A Novel Information-Theoretic Objective to Disentangle Representations for Fair Classification
This work addresses fair classification by improving disentanglement of sensitive attributes, offering a parameter-free method that is easier to train, though it is incremental as it builds on existing disentanglement techniques.
The authors tackled the problem of learning disentangled representations for fair classification by proposing a novel information-theoretic regularizer called CLINIC, which minimizes mutual information between latent representations and sensitive attributes conditional on the target, resulting in a better disentanglement/accuracy trade-off and improved generalization compared to previous methods, as demonstrated through training over 2,000 neural networks.
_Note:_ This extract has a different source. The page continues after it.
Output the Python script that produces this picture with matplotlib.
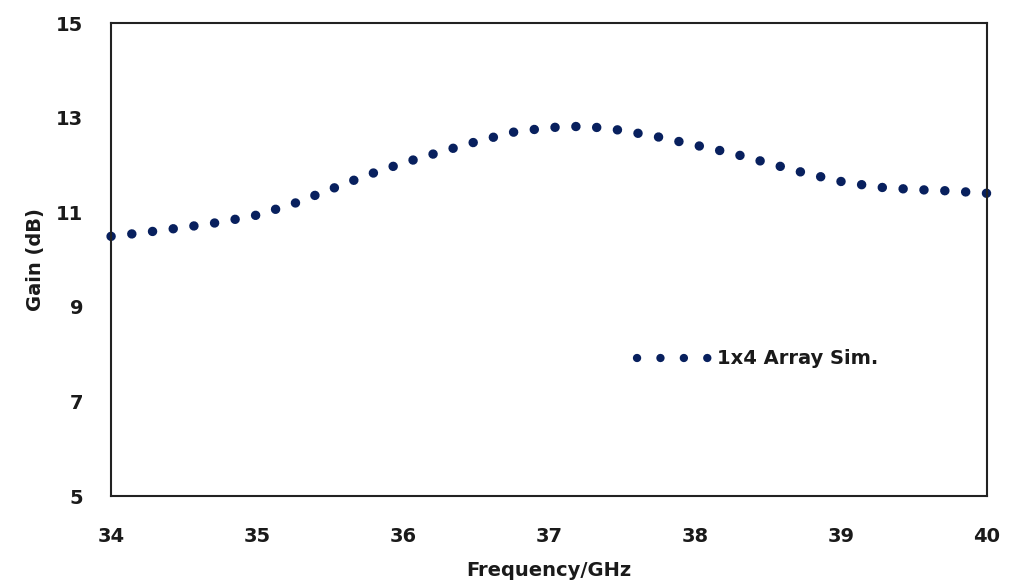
import matplotlib
matplotlib.use("Agg")
import matplotlib.pyplot as plt

freq = [34.00, 34.25, 34.50, 34.75, 35.00, 35.25, 35.50, 35.75, 36.00, 36.25,
        36.50, 36.75, 37.00, 37.25, 37.50, 37.75, 38.00, 38.25, 38.50, 38.75,
        39.00, 39.25, 39.50, 39.75, 40.00]
gain = [10.49, 10.58, 10.68, 10.79, 10.94, 11.18, 11.48, 11.78, 12.04, 12.27,
        12.49, 12.69, 12.79, 12.82, 12.73, 12.59, 12.42, 12.25, 12.04, 11.83,
        11.65, 11.53, 11.48, 11.45, 11.40]
series_label = "1x4 Array Sim."
xticks = [34, 35, 36, 37, 38, 39, 40]
yticks = [5, 7, 9, 11, 13, 15]

plt.rcParams['font.family'] = ['DejaVu Sans']
fig = plt.figure(figsize=(10.14, 5.83), dpi=100)
ax = fig.add_axes([0.1095, 0.1492, 0.8639, 0.8113])

navy = '#08205e'
line, = ax.plot(freq, gain, color=navy, lw=6.8, linestyle=(0, (0.01, 2.2)),
                dash_capstyle='round', label=series_label, clip_on=False)

ax.set_xlim(34, 40)
ax.set_ylim(5, 15)
ax.set_xticks(xticks)
ax.set_yticks(yticks)
ax.tick_params(axis='x', length=0, labelsize=14, pad=22)
ax.tick_params(axis='y', length=0, labelsize=14, pad=20)
for lab in ax.get_xticklabels() + ax.get_yticklabels():
    lab.set_fontweight('bold')
    lab.set_color('#1a1a1a')
for s in ax.spines.values():
    s.set_linewidth(1.5)
    s.set_color('#222222')

ax.set_xlabel("Frequency/GHz", fontsize=14, fontweight='bold', labelpad=11, color='#1a1a1a')
ax.set_ylabel("Gain (dB)", fontsize=14, fontweight='bold', labelpad=8, color='#1a1a1a')

leg = ax.legend(loc='center left', bbox_to_anchor=(0.58, 0.29), frameon=False,
                fontsize=14, handlelength=3.7, handletextpad=0.45)
for t in leg.get_texts():
    t.set_fontweight('bold')
    t.set_color('#1a1a1a')
for h in leg.get_lines():
    h.set_linewidth(6.0)
    h.set_dashes((0.01, 2.8))

fig.savefig("out.png", dpi=100)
One of the pursued objectives of deep learning is to provide tools that learn abstract representations of reality from the observation of multiple contextual situations. More precisely, one wishes to extract disentangled representations which are (i) low dimensional and (ii) whose components are independent and correspond to concepts capturing the essence of the objects under consideration (Locatello et al., 2019b). One step towards this ambitious project consists in learning disentangled representations with respect to a predefined (sensitive) attribute, e.g., the gender or age of the writer. Perhaps one of the main application for such disentangled representations is fair classification. Existing methods extract the last layer of a neural network trained with a loss that is composed of a cross-entropy objective and a disentanglement regularizer. In this work, we adopt an information-theoretic view of this problem which motivates a novel family of regularizers that minimizes the mutual information between the latent representation and the sensitive attribute conditional to the target. The resulting set of losses, called CLINIC, is parameter free and thus, it is easier and faster to train. CLINIC losses are studied through extensive numerical experiments by training over 2k neural networks. We demonstrate that our methods offer a better disentanglement/accuracy trade-off than previous techniques, and generalize better than training with cross-entropy loss solely provided that the disentanglement task is not too constraining.